-- SUPPLIED RECORDS start --

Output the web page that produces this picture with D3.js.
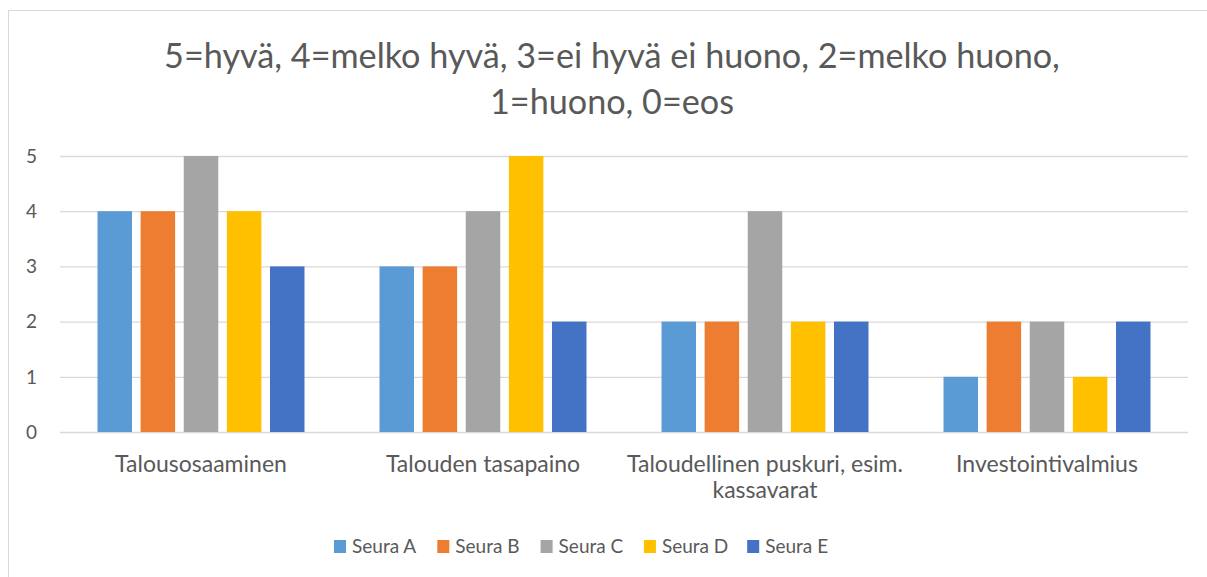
<!DOCTYPE html>
<html lang="fi">
<head>
    <meta charset="utf-8">
    <title>Seurat</title>
    <script type="text/javascript" src="https://d3js.org/d3.v7.min.js"></script>
    <style>
        body { margin: 0; background: white; overflow: hidden; }
        text { font-family: Lato, "Open Sans", sans-serif; fill: #595959; }
        .grid line { stroke: #d9d9d9; stroke-width: 1.3px; }
        .grid path { display: none; }
    </style>
</head>
<body>
    <div id="chart"></div>
    <script type="text/javascript">
        // data
        const categories = ["Talousosaaminen", "Talouden tasapaino", "Taloudellinen puskuri, esim. kassavarat", "Investointivalmius"];
        const seriesNames = ["Seura A", "Seura B", "Seura C", "Seura D", "Seura E"];
        const seuraA = [4, 3, 2, 1];
        const seuraB = [4, 3, 2, 2];
        const seuraC = [5, 4, 4, 2];
        const seuraD = [4, 5, 2, 1];
        const seuraE = [3, 2, 2, 2];
        const yTicks = [0, 1, 2, 3, 4, 5];
        const colors = ["#5b9bd5", "#ed7d31", "#a5a5a5", "#ffc000", "#4472c4"];
        const titleLines = ["5=hyvä, 4=melko hyvä, 3=ei hyvä ei huono, 2=melko huono,", "1=huono, 0=eos"];

        const allSeries = [seuraA, seuraB, seuraC, seuraD, seuraE];

        const width = 1207;
        const height = 577;
        const margin = {left: 60, right: 19, top: 156, bottom: 145};

        const svg = d3.select("#chart")
            .append("svg")
            .attr("width", width)
            .attr("height", height)
            .style("display", "block");

        // chart frame (only left and top edges fall inside the picture)
        svg.append("rect")
            .attr("x", 8.5).attr("y", 10.5)
            .attr("width", width + 20).attr("height", height + 20)
            .attr("fill", "white")
            .attr("stroke", "#d9d9d9");

        // title
        svg.append("g")
            .selectAll("text")
            .data(titleLines)
            .enter()
            .append("text")
                .attr("x", 612)
                .attr("y", (d, i) => 68 + i * 46)
                .attr("text-anchor", "middle")
                .attr("font-size", "34.2px")
                .text(d => d);

        const x0 = d3.scaleBand()
            .domain(categories)
            .range([margin.left, width - margin.right])
            .padding(0);

        const x1 = d3.scaleBand()
            .domain(seriesNames)
            .range([x0.bandwidth() * 0.133, x0.bandwidth() * 0.867])
            .paddingInner(0.2);

        const y = d3.scaleLinear()
            .domain([0, 5])
            .range([height - margin.bottom, margin.top]);

        // gridlines
        svg.append("g")
            .attr("class", "grid")
            .attr("transform", `translate(${margin.left}, 0)`)
            .call(d3.axisRight(y).tickValues(yTicks).tickSize(width - margin.left - margin.right).tickFormat(""));

        // y labels
        svg.append("g")
            .selectAll("text")
            .data(yTicks)
            .enter()
            .append("text")
                .attr("x", 37)
                .attr("y", d => y(d))
                .attr("dy", "0.36em")
                .attr("text-anchor", "end")
                .attr("font-size", "19px")
                .text(d => d);

        // bars
        const groups = svg.append("g")
            .selectAll("g")
            .data(categories)
            .enter()
            .append("g")
                .attr("transform", d => `translate(${x0(d)}, 0)`);

        groups.selectAll("rect")
            .data((c, ci) => seriesNames.map((s, si) => ({s: s, si: si, v: allSeries[si][ci]})))
            .enter()
            .append("rect")
                .attr("x", d => x1(d.s))
                .attr("y", d => y(d.v))
                .attr("width", x1.bandwidth())
                .attr("height", d => y(0) - y(d.v))
                .attr("fill", d => colors[d.si]);

        // category labels, wrapped
        function wrapLines(label, maxWidth) {
            const words = label.split(" ");
            const lines = [];
            let line = "";
            words.forEach(w => {
                const test = line ? line + " " + w : w;
                if (test.length * 9.5 > maxWidth && line) {
                    lines.push(line);
                    line = w;
                } else {
                    line = test;
                }
            });
            lines.push(line);
            return lines;
        }

        categories.forEach(c => {
            const t = svg.append("text")
                .attr("text-anchor", "middle")
                .attr("font-size", "23px")
                .attr("x", x0(c) + x0.bandwidth() / 2)
                .attr("y", 472);
            wrapLines(c, 275).forEach((l, i) => {
                t.append("tspan")
                    .attr("x", x0(c) + x0.bandwidth() / 2)
                    .attr("dy", i === 0 ? 0 : 26)
                    .text(l);
            });
        });

        // legend
        const legend = svg.append("g")
            .selectAll("g")
            .data(seriesNames)
            .enter()
            .append("g")
                .attr("transform", (d, i) => `translate(${334 + i * 103.3}, 540)`);

        legend.append("rect")
            .attr("width", 12).attr("height", 13)
            .attr("fill", (d, i) => colors[i]);

        legend.append("text")
            .attr("x", 18)
            .attr("y", 6.5)
            .attr("dy", "0.36em")
            .attr("font-size", "19px")
            .text(d => d);
    </script>
</body>
</html>
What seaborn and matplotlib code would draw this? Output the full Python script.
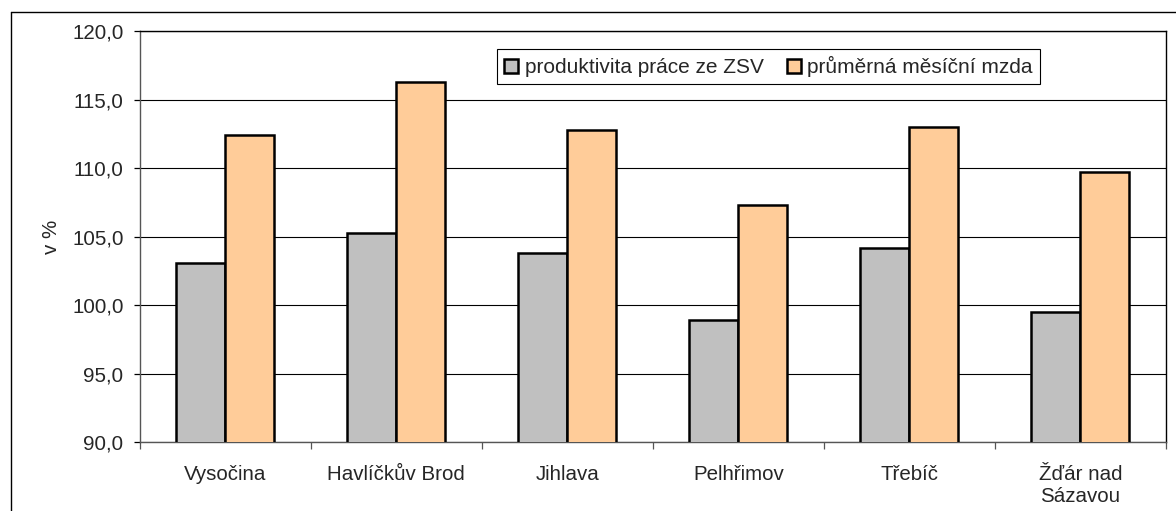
import seaborn as sns
import matplotlib.pyplot as plt
import matplotlib.ticker as mticker
import pandas as pd
from matplotlib.lines import Line2D

# okresy kraje Vysočina
okresy = ['Vysočina', 'Havlíčkův Brod', 'Jihlava', 'Pelhřimov', 'Třebíč', 'Žďár nad\nSázavou']
produktivita = [103.1, 105.3, 103.8, 98.9, 104.2, 99.5]
mzda = [112.4, 116.3, 112.8, 107.3, 113.0, 109.7]
serie = ['produktivita práce ze ZSV', 'průměrná měsíční mzda']
barvy = ['#C0C0C0', '#FFCC99']
y_ticks = [90, 95, 100, 105, 110, 115, 120]

df = pd.DataFrame({
    'okres': okresy * 2,
    'hodnota': produktivita + mzda,
    'serie': [serie[0]] * len(okresy) + [serie[1]] * len(okresy),
})

sns.set_style('white')
plt.rcParams['font.family'] = ['Liberation Sans', 'DejaVu Sans']

fig = plt.figure(figsize=(11.76, 5.11), dpi=100)
ax = fig.add_axes([139.5 / 1176, 1 - 442.3 / 511, (1166 - 139.5) / 1176, (442.3 - 31) / 511])

sns.barplot(data=df, x='okres', y='hodnota', hue='serie', order=okresy,
            hue_order=serie, palette=barvy, width=0.573, edgecolor='black',
            linewidth=1.8, saturation=1, ax=ax, zorder=3)

ax.set_ylim(90, 120)
ax.set_xlim(-0.5, len(okresy) - 0.5)
ax.set_yticks(y_ticks)
ax.yaxis.set_major_formatter(mticker.FuncFormatter(lambda v, p: f'{v:.1f}'.replace('.', ',')))
ax.grid(axis='y', color='black', linewidth=0.8, zorder=0)
ax.set_axisbelow(True)

# tick marks between categories
ax.set_xticks([i - 0.5 for i in range(len(okresy) + 1)], minor=True)
ax.tick_params(axis='x', which='major', length=0, pad=16, labelsize=14.8)
ax.tick_params(axis='x', which='minor', length=5, width=0.9, color='#555555', direction='out', bottom=True)
ax.tick_params(axis='y', length=4.5, width=0.9, color='black', direction='out', left=True, pad=7, labelsize=14.8)
for lbl in ax.get_xticklabels():
    lbl.set_linespacing(1.25)

for s in ax.spines.values():
    s.set_color('black')
    s.set_linewidth(1.0)
ax.spines['left'].set_color('#555555')
ax.spines['bottom'].set_color('#555555')

ax.set_xlabel('')
ax.set_ylabel('v %', fontsize=14.8, labelpad=8)

handles = [plt.Rectangle((0, 0), 1, 1, facecolor=c, edgecolor='black', linewidth=1.8) for c in barvy]
ax.legend(handles, serie, ncol=2, loc='upper left',
          bbox_to_anchor=(497 / 1176, 1 - 49.5 / 511), bbox_transform=fig.transFigure,
          borderaxespad=0, fancybox=False, framealpha=1, edgecolor='black',
          fontsize=15, handlelength=0.7, handleheight=0.7, handletextpad=0.3,
          columnspacing=1.1, borderpad=0.33)
ax.get_legend().get_frame().set_linewidth(0.8)

# outer chart frame (only left and top visible)
fig.add_artist(Line2D([11 / 1176, 11 / 1176], [0, 1 - 12.5 / 511], transform=fig.transFigure, color='black', linewidth=1.0))
fig.add_artist(Line2D([11 / 1176, 1], [1 - 12.5 / 511, 1 - 12.5 / 511], transform=fig.transFigure, color='black', linewidth=1.0))

fig.savefig('out.png', dpi=100)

-- SUPPLIED RECORDS end --

• WORK TO BE COMPLETED
Leave the pictures out and repeat exactly the lines from the beginning of the records to the line bearing "4=melko hyvä, 3=ei", both ends counted.

• RESPONSE
Output the web page that produces this picture with D3.js.
<!DOCTYPE html>
<html lang="fi">
<head>
    <meta charset="utf-8">
    <title>Seurat</title>
    <script type="text/javascript" src="https://d3js.org/d3.v7.min.js"></script>
    <style>
        body { margin: 0; background: white; overflow: hidden; }
        text { font-family: Lato, "Open Sans", sans-serif; fill: #595959; }
        .grid line { stroke: #d9d9d9; stroke-width: 1.3px; }
        .grid path { display: none; }
    </style>
</head>
<body>
    <div id="chart"></div>
    <script type="text/javascript">
        // data
        const categories = ["Talousosaaminen", "Talouden tasapaino", "Taloudellinen puskuri, esim. kassavarat", "Investointivalmius"];
        const seriesNames = ["Seura A", "Seura B", "Seura C", "Seura D", "Seura E"];
        const seuraA = [4, 3, 2, 1];
        const seuraB = [4, 3, 2, 2];
        const seuraC = [5, 4, 4, 2];
        const seuraD = [4, 5, 2, 1];
        const seuraE = [3, 2, 2, 2];
        const yTicks = [0, 1, 2, 3, 4, 5];
        const colors = ["#5b9bd5", "#ed7d31", "#a5a5a5", "#ffc000", "#4472c4"];
        const titleLines = ["5=hyvä, 4=melko hyvä, 3=ei hyvä ei huono, 2=melko huono,", "1=huono, 0=eos"];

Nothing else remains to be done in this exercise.